• YOUR OBJECTIVE: Report how many lines below contain the word "this". Give only the number.

• COLLECTED DATA:
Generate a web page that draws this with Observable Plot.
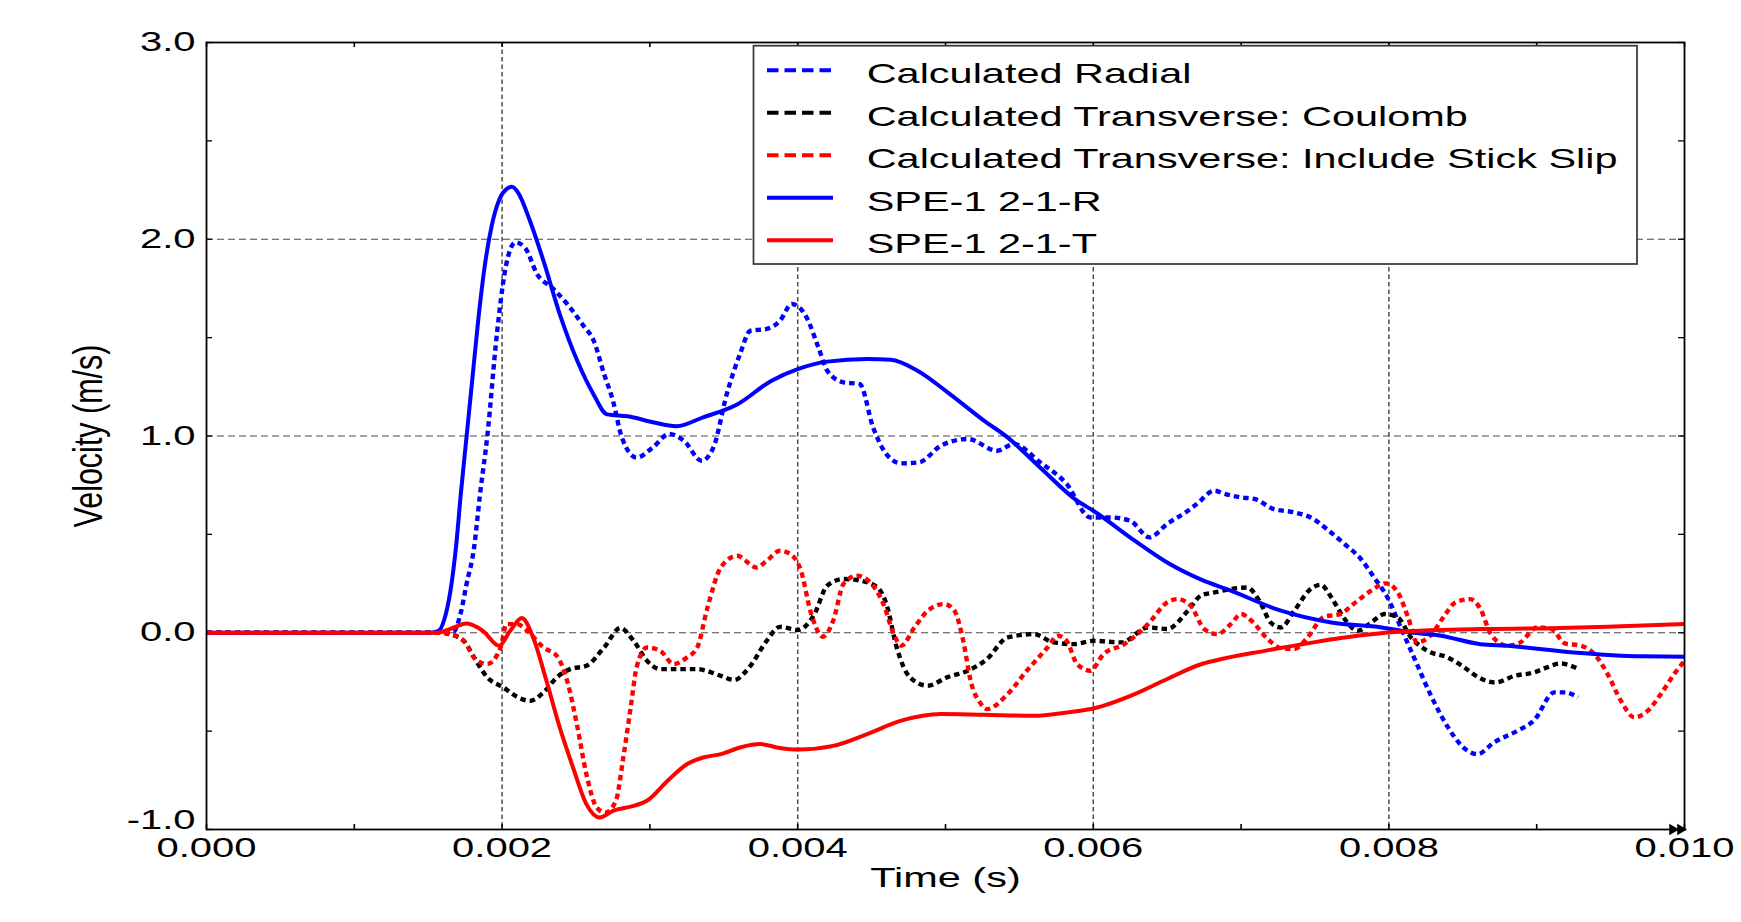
<!DOCTYPE html>
<html>
<head>
<meta charset="utf-8">
<script src="https://cdn.jsdelivr.net/npm/d3@7"></script>
<script src="https://cdn.jsdelivr.net/npm/@observablehq/plot@0.6"></script>
<style>
  html, body { margin: 0; padding: 0; background: #fff; }
  #chart { width: 1741px; height: 922px; }
</style>
</head>
<body>
<div id="chart"></div>
<script>
// ---- DATA (time in milliseconds, velocity in m/s) ----
const seriesNames = [
  "Calculated Radial",
  "Calculated Transverse: Coulomb",
  "Calculated Transverse: Include Stick Slip",
  "SPE-1 2-1-R",
  "SPE-1 2-1-T"
];

const calcRadial = [
  [0,0],[1.6,0],[1.67,0.005],[1.72,0.1],[1.76,0.25],[1.81,0.43],[1.85,0.7],[1.9,1.0],[1.965,1.52],[2.02,1.84],
  [2.09,1.984],[2.156,1.956],[2.236,1.824],[2.348,1.747],[2.44,1.671],[2.55,1.561],[2.62,1.484],[2.69,1.315],[2.75,1.179],[2.81,0.993],
  [2.91,0.89],[3.02,0.942],[3.13,1.01],[3.23,0.976],[3.35,0.874],[3.43,0.942],[3.52,1.213],[3.61,1.417],[3.68,1.535],[3.79,1.544],
  [3.88,1.586],[3.96,1.671],[4.06,1.603],[4.14,1.45],[4.2,1.332],[4.31,1.273],[4.42,1.264],[4.51,1.044],[4.6,0.908],[4.7,0.861],
  [4.82,0.866],[4.97,0.951],[5.15,0.985],[5.35,0.925],[5.46,0.959],[5.64,0.866],[5.82,0.756],[5.98,0.586],[6.12,0.586],[6.25,0.569],
  [6.38,0.485],[6.5,0.553],[6.64,0.62],[6.7,0.654],[6.82,0.722],[6.88,0.708],[7.0,0.688],[7.09,0.68],[7.22,0.629],[7.36,0.612],
  [7.49,0.578],[7.58,0.527],[7.7,0.451],[7.81,0.375],[7.9,0.281],[7.99,0.18],[8.08,0.027],[8.17,-0.126],[8.28,-0.312],[8.4,-0.481],
  [8.5,-0.58],[8.6,-0.617],[8.71,-0.558],[8.87,-0.498],[8.98,-0.447],[9.12,-0.303],[9.19,-0.303],[9.28,-0.329]
];

const calcCoulomb = [
  [0,0],[1.6,0],[1.63,-0.005],[1.74,-0.041],[1.81,-0.125],[1.9,-0.227],[2.01,-0.278],[2.1,-0.325],[2.19,-0.346],[2.28,-0.303],
  [2.37,-0.227],[2.46,-0.185],[2.57,-0.168],[2.69,-0.075],[2.8,0.024],[2.89,-0.041],[2.98,-0.142],[3.07,-0.185],[3.21,-0.185],[3.32,-0.185],
  [3.48,-0.219],[3.57,-0.24],[3.68,-0.168],[3.79,-0.041],[3.88,0.03],[4.0,0.014],[4.11,0.09],[4.2,0.239],[4.31,0.273],[4.43,0.264],
  [4.54,0.23],[4.6,0.146],[4.67,-0.075],[4.76,-0.227],[4.88,-0.269],[5.01,-0.227],[5.15,-0.193],[5.28,-0.134],[5.42,-0.024],[5.6,-0.007],
  [5.73,-0.049],[5.87,-0.058],[6.0,-0.041],[6.19,-0.049],[6.37,0.027],[6.5,0.019],[6.64,0.112],[6.73,0.19],[6.82,0.205],[6.93,0.222],
  [7.04,0.23],[7.13,0.154],[7.2,0.052],[7.27,0.027],[7.36,0.112],[7.47,0.222],[7.54,0.244],[7.61,0.18],[7.7,0.07],[7.79,0.01],
  [7.88,0.052],[7.97,0.095],[8.06,0.078],[8.15,-0.024],[8.26,-0.092],[8.4,-0.126],[8.51,-0.176],[8.6,-0.224],[8.72,-0.253],[8.85,-0.219],
  [8.98,-0.202],[9.07,-0.176],[9.16,-0.156],[9.27,-0.18]
];

const calcStickSlip = [
  [0,0],[1.6,0],[1.65,-0.005],[1.74,-0.041],[1.83,-0.142],[1.9,-0.159],[1.99,-0.075],[2.03,0.044],[2.1,0.044],[2.17,0.01],
  [2.28,-0.075],[2.37,-0.117],[2.44,-0.244],[2.51,-0.481],[2.57,-0.718],[2.64,-0.888],[2.7,-0.914],[2.77,-0.854],[2.82,-0.634],[2.87,-0.38],
  [2.91,-0.176],[2.98,-0.075],[3.07,-0.092],[3.16,-0.159],[3.25,-0.126],[3.32,-0.075],[3.39,0.129],[3.48,0.332],[3.59,0.391],[3.72,0.332],
  [3.79,0.366],[3.88,0.417],[3.95,0.4],[4.02,0.32],[4.09,0.1],[4.17,-0.02],[4.24,0.061],[4.31,0.248],[4.4,0.29],[4.49,0.256],
  [4.58,0.146],[4.65,-0.007],[4.7,-0.066],[4.79,0.027],[4.88,0.112],[4.99,0.146],[5.06,0.112],[5.12,-0.041],[5.17,-0.244],[5.24,-0.362],
  [5.28,-0.388],[5.42,-0.312],[5.55,-0.193],[5.69,-0.075],[5.76,-0.015],[5.82,-0.041],[5.89,-0.159],[5.98,-0.193],[6.07,-0.108],[6.21,-0.058],
  [6.37,0.044],[6.5,0.154],[6.57,0.171],[6.66,0.137],[6.75,0.019],[6.84,-0.007],[6.93,0.044],[7.0,0.095],[7.07,0.061],[7.18,-0.032],
  [7.27,-0.078],[7.36,-0.083],[7.45,-0.024],[7.56,0.081],[7.67,0.095],[7.76,0.146],[7.88,0.214],[7.98,0.251],[8.06,0.205],[8.13,0.078],
  [8.19,-0.049],[8.28,-0.015],[8.37,0.08],[8.45,0.154],[8.55,0.171],[8.62,0.12],[8.69,-0.007],[8.8,-0.066],[8.89,-0.049],[9.0,0.027],
  [9.1,0.019],[9.19,-0.054],[9.3,-0.066],[9.39,-0.108],[9.48,-0.21],[9.57,-0.346],[9.66,-0.43],[9.75,-0.397],[9.84,-0.312],[9.93,-0.21],
  [10.0,-0.142]
];

const spe1R = [
  [0,0],[1.5,0],[1.57,0.01],[1.61,0.07],[1.65,0.21],[1.69,0.45],[1.72,0.7],[1.76,1.0],[1.8,1.3],[1.84,1.6],
  [1.88,1.85],[1.93,2.07],[1.98,2.2],[2.03,2.255],[2.066,2.267],[2.11,2.235],[2.19,2.09],[2.28,1.89],[2.39,1.62],[2.51,1.38],
  [2.62,1.21],[2.71,1.11],[2.85,1.1],[3.02,1.07],[3.18,1.05],[3.36,1.095],[3.59,1.16],[3.82,1.28],[4.0,1.34],[4.2,1.378],
  [4.47,1.391],[4.63,1.387],[4.81,1.332],[5.03,1.213],[5.26,1.078],[5.42,0.993],[5.64,0.84],[5.89,0.671],[6.0,0.62],[6.28,0.468],
  [6.5,0.357],[6.73,0.27],[6.93,0.214],[7.27,0.112],[7.61,0.052],[7.95,0.027],[8.17,0.0],[8.35,-0.015],[8.62,-0.058],[8.8,-0.066],
  [9.25,-0.1],[9.71,-0.12],[10.0,-0.122]
];

const spe1T = [
  [0,0],[1.56,0],[1.65,0.02],[1.76,0.047],[1.87,0.01],[1.98,-0.066],[2.055,0.01],[2.134,0.075],[2.21,-0.024],[2.3,-0.244],
  [2.39,-0.481],[2.48,-0.685],[2.57,-0.871],[2.66,-0.939],[2.75,-0.905],[2.89,-0.88],[2.98,-0.854],[3.12,-0.752],[3.25,-0.668],[3.36,-0.634],
  [3.48,-0.617],[3.61,-0.583],[3.75,-0.566],[3.88,-0.586],[4.0,-0.594],[4.24,-0.575],[4.47,-0.515],[4.7,-0.447],[4.97,-0.413],[5.26,-0.417],
  [5.6,-0.422],[5.82,-0.405],[6.0,-0.385],[6.28,-0.312],[6.5,-0.235],[6.73,-0.16],[6.82,-0.142],[7.16,-0.092],[7.49,-0.049],[7.83,-0.012],
  [8.06,0.005],[8.62,0.019],[9.03,0.022],[9.48,0.03],[10.0,0.044]
];

const seriesData = [calcRadial, calcCoulomb, calcStickSlip, spe1R, spe1T];
const seriesColors = ["#0000ff", "#000000", "#ff0000", "#0000ff", "#ff0000"];
const seriesDotted = [true, true, true, false, false];

const xDomain = [0, 0.010];
const yDomain = [-1, 3];
const xTickLabels = [0, 0.002, 0.004, 0.006, 0.008, 0.010];
const xMinorTicks = [0, 0.001, 0.002, 0.003, 0.004, 0.005, 0.006, 0.007, 0.008, 0.009, 0.010];
const yTickLabels = [-1, 0, 1, 2, 3];
const yMinorTicks = [-1, -0.5, 0, 0.5, 1, 1.5, 2, 2.5, 3];
const xGridValues = [0.002, 0.004, 0.006, 0.008];
const yGridValues = [0, 1, 2];
const xLabel = "Time (s)";
const yLabel = "Velocity (m/s)";

// ---- LAYOUT ----
const W = 1741, H = 922;
const mL = 206, mR = 57, mT = 42, mB = 93;
const innerW = W - mL - mR, innerH = H - mT - mB;
const FONT = "'Liberation Sans', Arial, Helvetica, sans-serif";
const SX = 1.48; // horizontal stretch of the original raster text

const lineMarks = seriesData.map((pts, i) =>
  Plot.line(pts, {
    x: d => d[0] / 1000,
    y: d => d[1],
    stroke: seriesColors[i],
    strokeWidth: seriesDotted[i] ? 4.4 : 4,
    strokeDasharray: seriesDotted[i] ? "5.5,4" : null,
    strokeLinecap: "butt",
    curve: "monotone-x"
  })
);

const arrowData = [{x: xDomain[1], y: yDomain[0]}];

const svg = Plot.plot({
  width: W,
  height: H,
  marginLeft: mL,
  marginRight: mR,
  marginTop: mT,
  marginBottom: mB,
  style: {fontFamily: FONT, fontSize: "27px", color: "#000", background: "#fff", overflow: "visible"},
  x: {domain: xDomain},
  y: {domain: yDomain},
  marks: [
    Plot.gridX(xGridValues, {stroke: "#4a4a4a", strokeOpacity: 1, strokeWidth: 1.5, strokeDasharray: "4.5,3"}),
    Plot.gridY(yGridValues, {stroke: "#4a4a4a", strokeOpacity: 1, strokeWidth: 1.2, strokeDasharray: "7,4"}),
    Plot.tickX(xMinorTicks, {x: d => d, insetTop: innerH - 5, stroke: "#000", strokeWidth: 1.6}),
    Plot.tickX(xMinorTicks, {x: d => d, insetBottom: innerH - 5, stroke: "#000", strokeWidth: 1.6}),
    Plot.tickY(yMinorTicks, {y: d => d, insetRight: innerW - 6, stroke: "#000", strokeWidth: 1.3}),
    Plot.tickY(yMinorTicks, {y: d => d, insetLeft: innerW - 6, stroke: "#000", strokeWidth: 1.3}),
    ...lineMarks,
    Plot.frame({stroke: "#000", strokeWidth: 1.8}),
    Plot.axisX(xTickLabels, {tickSize: 0, tickPadding: 8, tickFormat: d => d.toFixed(3), fontSize: 27, label: null}),
    Plot.axisY(yTickLabels, {tickSize: 0, tickPadding: 11, tickFormat: d => d.toFixed(1), fontSize: 27, label: null}),
    Plot.text([xLabel], {frameAnchor: "bottom", dy: 38, lineAnchor: "top", textAnchor: "middle", fontSize: 28, text: d => d}),
    Plot.text([yLabel], {frameAnchor: "left", rotate: -90, dx: -118, textAnchor: "middle", fontSize: 30.5, text: d => d}),
    Plot.dot(arrowData, {x: "x", y: "y", symbol: "triangle", r: 4.2, rotate: 90, fill: "#000", stroke: "none", dx: -4}),
    Plot.dot(arrowData, {x: "x", y: "y", symbol: "triangle", r: 4.2, rotate: 90, fill: "#000", stroke: "none", dx: -12})
  ]
});

document.getElementById("chart").append(svg);

// Stretch text horizontally to match the wide lettering of the original.
d3.select(svg).selectAll("text").each(function () {
  const t = this.getAttribute("transform") || "";
  const s = this.textContent;
  if (s === yLabel) {
    this.setAttribute("transform", t + " scale(1,1.35)");
  } else if (s === "-1.0") {
    // the lowest y label sits just above the axis corner in the original
    this.setAttribute("transform", "translate(0,-9) " + t + ` scale(${SX},1)`);
  } else {
    this.setAttribute("transform", t + ` scale(${SX},1)`);
  }
});

// ---- LEGEND (inside plot area, top right) ----
const lg = d3.select(svg).append("g").attr("class", "legend");
lg.append("rect")
  .attr("x", 753.5).attr("y", 45.7)
  .attr("width", 883.5).attr("height", 218.3)
  .attr("fill", "#fff").attr("stroke", "#333").attr("stroke-width", 1.7);
seriesNames.forEach((name, i) => {
  const by = 83.3 + i * 42.5;
  lg.append("line")
    .attr("x1", 767).attr("x2", 833)
    .attr("y1", by - 13).attr("y2", by - 13)
    .attr("stroke", seriesColors[i])
    .attr("stroke-width", 4)
    .attr("stroke-dasharray", seriesDotted[i] ? "11.5,6" : null);
  lg.append("text")
    .attr("transform", `translate(866.7,${by}) scale(${SX},1)`)
    .attr("text-anchor", "start")
    .attr("font-family", FONT)
    .attr("font-size", 28)
    .attr("fill", "#000")
    .text(name);
});
</script>
</body>
</html>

• OUTPUT OF THE TASK: 6